**Problem description**
Take the lines from the beginning of the data below through the line holding "const LINE_H = 33;" and return exactly those.

**Material provided**
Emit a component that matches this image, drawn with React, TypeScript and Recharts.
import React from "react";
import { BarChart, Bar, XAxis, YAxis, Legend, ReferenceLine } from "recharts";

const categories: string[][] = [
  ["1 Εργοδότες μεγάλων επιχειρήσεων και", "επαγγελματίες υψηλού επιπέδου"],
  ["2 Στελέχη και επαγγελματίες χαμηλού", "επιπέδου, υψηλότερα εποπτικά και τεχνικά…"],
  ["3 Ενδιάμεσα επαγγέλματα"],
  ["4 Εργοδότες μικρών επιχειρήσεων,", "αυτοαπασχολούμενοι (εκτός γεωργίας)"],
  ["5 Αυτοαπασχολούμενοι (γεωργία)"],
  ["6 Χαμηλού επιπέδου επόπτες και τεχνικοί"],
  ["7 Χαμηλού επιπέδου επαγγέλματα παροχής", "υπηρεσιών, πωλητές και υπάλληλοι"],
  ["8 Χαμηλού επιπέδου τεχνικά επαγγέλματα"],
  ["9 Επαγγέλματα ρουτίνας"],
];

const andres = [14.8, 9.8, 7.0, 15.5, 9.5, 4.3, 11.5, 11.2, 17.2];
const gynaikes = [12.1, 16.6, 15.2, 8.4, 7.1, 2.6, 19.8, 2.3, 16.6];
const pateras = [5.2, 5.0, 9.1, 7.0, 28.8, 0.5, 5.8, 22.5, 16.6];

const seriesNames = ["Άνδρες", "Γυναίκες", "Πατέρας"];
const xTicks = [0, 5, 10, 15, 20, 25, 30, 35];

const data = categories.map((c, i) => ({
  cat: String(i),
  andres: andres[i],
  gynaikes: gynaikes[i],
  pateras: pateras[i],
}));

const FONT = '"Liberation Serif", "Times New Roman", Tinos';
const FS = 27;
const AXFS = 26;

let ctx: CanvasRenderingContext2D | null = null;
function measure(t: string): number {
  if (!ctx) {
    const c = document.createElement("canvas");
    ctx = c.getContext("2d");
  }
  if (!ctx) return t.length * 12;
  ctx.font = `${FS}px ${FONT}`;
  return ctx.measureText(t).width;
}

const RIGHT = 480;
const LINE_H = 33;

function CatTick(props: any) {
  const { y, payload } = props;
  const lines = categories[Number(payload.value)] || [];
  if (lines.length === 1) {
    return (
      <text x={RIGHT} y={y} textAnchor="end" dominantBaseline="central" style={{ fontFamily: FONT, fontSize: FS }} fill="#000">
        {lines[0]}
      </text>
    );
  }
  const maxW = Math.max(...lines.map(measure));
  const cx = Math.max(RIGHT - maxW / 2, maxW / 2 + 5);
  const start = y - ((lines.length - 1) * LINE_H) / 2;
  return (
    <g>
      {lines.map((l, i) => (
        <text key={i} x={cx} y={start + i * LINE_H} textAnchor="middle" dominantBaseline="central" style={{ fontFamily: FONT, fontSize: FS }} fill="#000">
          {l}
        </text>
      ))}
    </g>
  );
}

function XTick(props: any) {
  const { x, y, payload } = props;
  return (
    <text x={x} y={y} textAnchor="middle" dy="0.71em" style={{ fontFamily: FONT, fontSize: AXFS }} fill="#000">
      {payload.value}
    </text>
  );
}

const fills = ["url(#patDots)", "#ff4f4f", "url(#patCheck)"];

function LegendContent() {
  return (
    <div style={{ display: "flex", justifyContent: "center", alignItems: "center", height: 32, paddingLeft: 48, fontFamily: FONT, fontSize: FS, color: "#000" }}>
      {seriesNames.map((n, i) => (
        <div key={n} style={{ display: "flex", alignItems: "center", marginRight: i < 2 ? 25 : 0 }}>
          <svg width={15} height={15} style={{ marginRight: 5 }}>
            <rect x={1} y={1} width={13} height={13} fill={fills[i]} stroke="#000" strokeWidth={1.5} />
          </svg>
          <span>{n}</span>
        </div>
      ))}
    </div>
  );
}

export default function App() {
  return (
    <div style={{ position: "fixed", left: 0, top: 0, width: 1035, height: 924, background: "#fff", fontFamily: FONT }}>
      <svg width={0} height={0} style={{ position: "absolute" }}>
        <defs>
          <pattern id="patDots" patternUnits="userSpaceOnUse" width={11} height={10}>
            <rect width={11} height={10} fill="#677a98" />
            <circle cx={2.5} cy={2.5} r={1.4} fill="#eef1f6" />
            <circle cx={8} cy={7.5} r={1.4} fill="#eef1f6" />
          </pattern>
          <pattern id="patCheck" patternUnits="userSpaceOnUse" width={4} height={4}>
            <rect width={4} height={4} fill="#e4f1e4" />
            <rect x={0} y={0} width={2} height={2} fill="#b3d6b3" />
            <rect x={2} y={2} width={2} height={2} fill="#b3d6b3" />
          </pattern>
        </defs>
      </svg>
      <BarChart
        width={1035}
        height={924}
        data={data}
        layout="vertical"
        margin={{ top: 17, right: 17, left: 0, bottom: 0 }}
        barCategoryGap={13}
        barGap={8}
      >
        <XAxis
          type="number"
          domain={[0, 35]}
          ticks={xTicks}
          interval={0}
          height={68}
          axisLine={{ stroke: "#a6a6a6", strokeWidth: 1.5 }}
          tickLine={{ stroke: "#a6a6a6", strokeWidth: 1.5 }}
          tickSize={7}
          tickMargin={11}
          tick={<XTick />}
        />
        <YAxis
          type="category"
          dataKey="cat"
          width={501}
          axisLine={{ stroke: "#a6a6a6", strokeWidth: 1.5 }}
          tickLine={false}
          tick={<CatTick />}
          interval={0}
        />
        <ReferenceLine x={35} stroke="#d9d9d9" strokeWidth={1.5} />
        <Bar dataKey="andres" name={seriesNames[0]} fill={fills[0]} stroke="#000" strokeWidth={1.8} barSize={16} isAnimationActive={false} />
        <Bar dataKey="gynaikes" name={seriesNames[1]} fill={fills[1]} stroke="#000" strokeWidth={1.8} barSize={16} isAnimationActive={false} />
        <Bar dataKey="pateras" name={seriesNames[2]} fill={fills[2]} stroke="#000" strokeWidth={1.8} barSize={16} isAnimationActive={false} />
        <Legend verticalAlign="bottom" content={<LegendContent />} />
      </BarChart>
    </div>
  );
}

**Written answer**
Emit a component that matches this image, drawn with React, TypeScript and Recharts.
import React from "react";
import { BarChart, Bar, XAxis, YAxis, Legend, ReferenceLine } from "recharts";

const categories: string[][] = [
  ["1 Εργοδότες μεγάλων επιχειρήσεων και", "επαγγελματίες υψηλού επιπέδου"],
  ["2 Στελέχη και επαγγελματίες χαμηλού", "επιπέδου, υψηλότερα εποπτικά και τεχνικά…"],
  ["3 Ενδιάμεσα επαγγέλματα"],
  ["4 Εργοδότες μικρών επιχειρήσεων,", "αυτοαπασχολούμενοι (εκτός γεωργίας)"],
  ["5 Αυτοαπασχολούμενοι (γεωργία)"],
  ["6 Χαμηλού επιπέδου επόπτες και τεχνικοί"],
  ["7 Χαμηλού επιπέδου επαγγέλματα παροχής", "υπηρεσιών, πωλητές και υπάλληλοι"],
  ["8 Χαμηλού επιπέδου τεχνικά επαγγέλματα"],
  ["9 Επαγγέλματα ρουτίνας"],
];

const andres = [14.8, 9.8, 7.0, 15.5, 9.5, 4.3, 11.5, 11.2, 17.2];
const gynaikes = [12.1, 16.6, 15.2, 8.4, 7.1, 2.6, 19.8, 2.3, 16.6];
const pateras = [5.2, 5.0, 9.1, 7.0, 28.8, 0.5, 5.8, 22.5, 16.6];

const seriesNames = ["Άνδρες", "Γυναίκες", "Πατέρας"];
const xTicks = [0, 5, 10, 15, 20, 25, 30, 35];

const data = categories.map((c, i) => ({
  cat: String(i),
  andres: andres[i],
  gynaikes: gynaikes[i],
  pateras: pateras[i],
}));

const FONT = '"Liberation Serif", "Times New Roman", Tinos';
const FS = 27;
const AXFS = 26;

let ctx: CanvasRenderingContext2D | null = null;
function measure(t: string): number {
  if (!ctx) {
    const c = document.createElement("canvas");
    ctx = c.getContext("2d");
  }
  if (!ctx) return t.length * 12;
  ctx.font = `${FS}px ${FONT}`;
  return ctx.measureText(t).width;
}

const RIGHT = 480;
const LINE_H = 33;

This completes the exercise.